If I’m ever given a choice of what I can take with me in the event of being stranded on a desert island, it’s Blake Baggett. Mind-bending motocross skills are useless in a survival situation, but racing dirt bikes is far from the only thing Baggett does well. On an island, I would be shuddering and sobbing beneath a coconut tree, resisting the urge to befriend a volleyball, but Baggett would be laying a foundation, erecting a shelter, and, if he can find the resources, wiring the place for electricity. Then he’d figure out how to communicate with ships passing nearby. Because building things—whether a steel structure, a dirt mound on his practice tracks, or a gap over second place—is what Blake Baggett does.
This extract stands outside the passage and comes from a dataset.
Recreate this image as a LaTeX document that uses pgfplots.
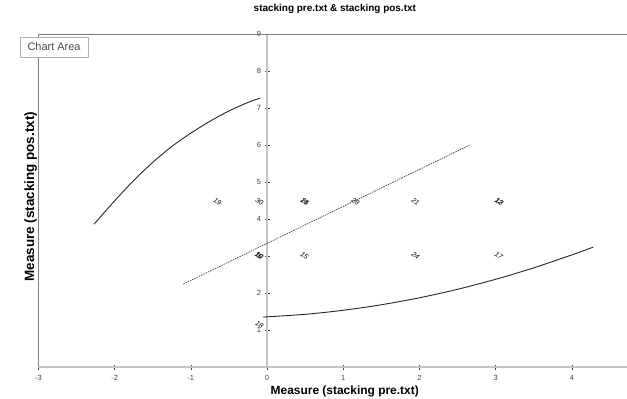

It’s early June, four days after the Thunder Valley National, where Baggett, 25, earned his first career 450 Class victory. A rainstorm has central Florida seeking shelter for a second day. Blake won’t be riding, but that’s okay with him; he has plenty to keep him busy. Wearing a camouflage baseball hat and cowboy boots, he looks more like a geographically confused construction worker than a racer. Technically, he is a construction worker—and a foreman, day laborer, electrician. . . . If you ask him, he identifies as a farmer, and he has the tractors and trucks to get any job done. The incalculable amount of sweat equity poured into his property, one hour northwest of the Orlando airport, has come entirely from Baggett, his family, and Ghis Pereira, the only employee on the ranch. Blake’s father, Tom, estimates the amount of dirt moved alone—to build the supercross and motocross tracks, the latter of which features a steep 72’ climb—is worth $1.25 million.
Blake has a smile on his face ten feet wide, and he immediately goes into tour-guide mode, showing off the most recent work he’s done on his nearly 100-acre plot of land, which was a hayfield four years ago. Before the final sale in the spring of 2013, he held the property up in escrow for nine months while he dug soil samples, did extensive sound tests, and filed a 6,000-page proposal to the city of Leesburg, Florida, to have the land rezoned. By a vote of 7-0 on March 21, 2013, the city’s planning commission voted to recommend approval. In short, Baggett isn’t on a conditional-use permit. “Personal moto-cross [sic] training track” is written in Exhibit A of his case files. He was careful to ensure he’d never have to go through the battles other riding facilities have experienced.
Over the course of three hours, the talking never stops, but not once do we discuss the previous weekend’s race—also the first major win for Team Rocky Mountain ATV/MC-KTM-WPS. He points out details as we walk, like the steel curb caps on a building’s foundation that can withstand the pressure of a 20-ton bulldozer driving over them. He motions to the back of the building and explains why it’s facing south (most of the storms, like today’s, come from that direction). Even the layering of the steel siding is carefully calculated with protection from the elements in mind.